Der klassische Medienkonsum ändert sich bereits heute sehr deutlich. Video-on-Demand-Anbieter wie Maxdome oder Lovefilm drängen mit eigenen Apps auf die SmartTVs in den heimischen Wohnzimmern und Musik-Streaming-Angebote wie Spotify setzen an, die althergebrachte Musiksammlung abzulösen: Zugriff von überall mit allen erdenklichen Endgeräten – vom Smartphone über SmartTVs bis hin zur vernetzten HiFi-Anlage. Bis solche Angebote ihren Weg in unsere Autos finden werden ist es nur noch eine Frage der Zeit – Audi bietet beispielsweise schon Internetradio in entsprechend ausgestatteten Fahrzeugen an. Einer Studie von Oliver Wyman zufolge werden bis 2016 mehr als 210 Millionen solcher Fahrzeuge mit Internetverbindung auf den Straßen dieser Welt unterwegs sein.

Die Vernetzung des Automobils wird aber noch weiter gehen. Die aktuellen Modelle kommunizieren noch fast ausschließlich mit zentralen Servern – die Zukunft ist aber die “Car-to-Car-Kommunikation”. Die Automobile der Zukunft informieren sich gegenseitig über die Verkehrslage in der direkten Umgebung und bremsen beispielsweise sofort ab, wenn der Vordermann “in die Eisen steigt”. Auch Infos über Stau-Enden oder andere Hindernisse erreichen die gefährdeten Fahrzeuge viel schneller und können rechtzeitig warnen oder Gegenmaßnahmen einleiten.

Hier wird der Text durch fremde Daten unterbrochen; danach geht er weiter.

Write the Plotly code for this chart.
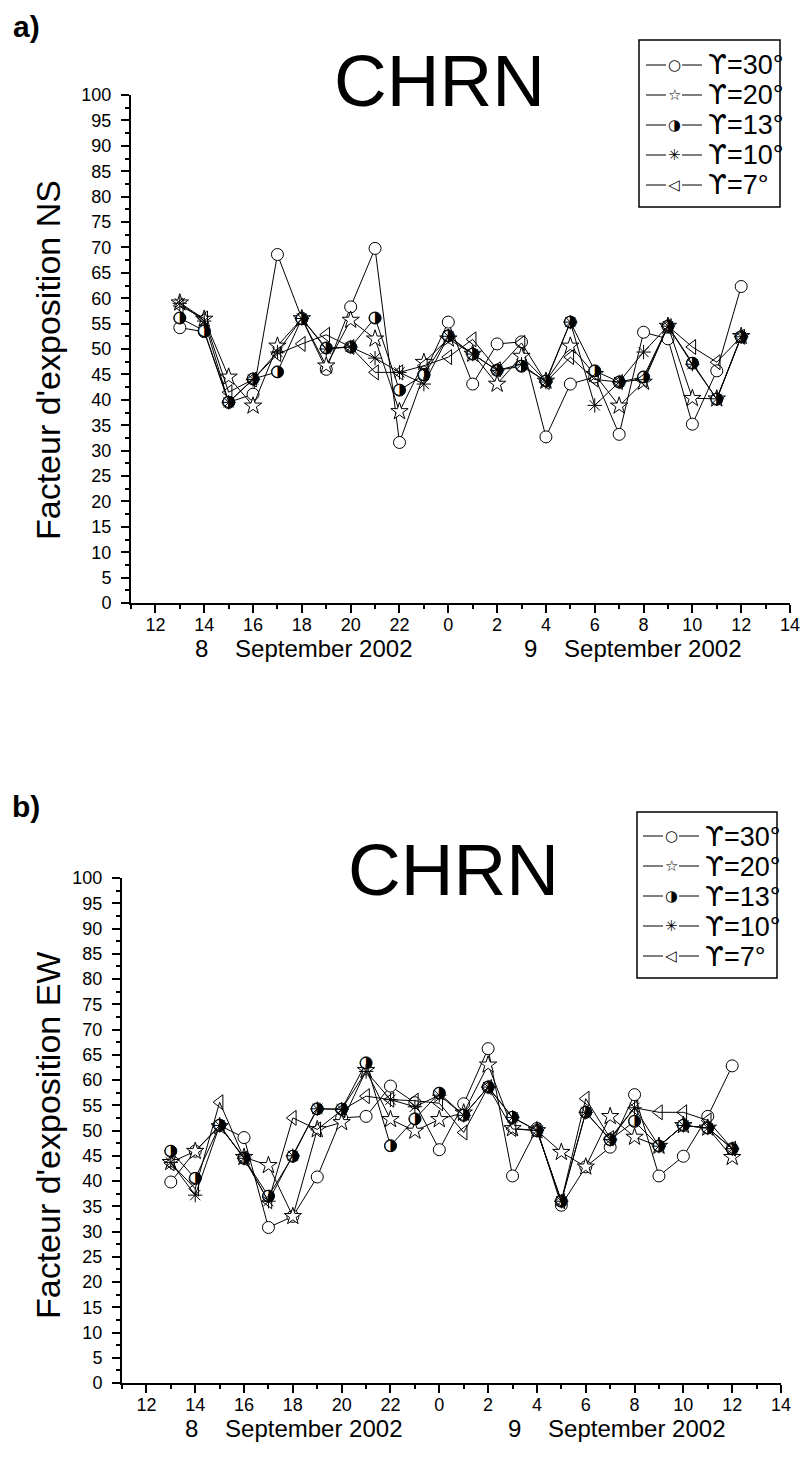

Eines bringt diese fortschreitende Vernetzung aber mit sich: Sobald wir nicht mehr die “Early-Adopter-Familie” beobachten müssen, um all das zu erleben, sondern die “Late-Majority-Familie” dieses Szenario im Alltag lebt, wird eine immense Datenflut entstehen – sowohl in den mobilen als auch in den kabelgebundenen Netzen. Man kann für die Netzprovider nur hoffen, dass die Late Majority noch etwas braucht – dem Tempo, dass Early-Adopter und ihre Gadget-Zulieferer an den Tag legen, können sie im Moment nicht folgen.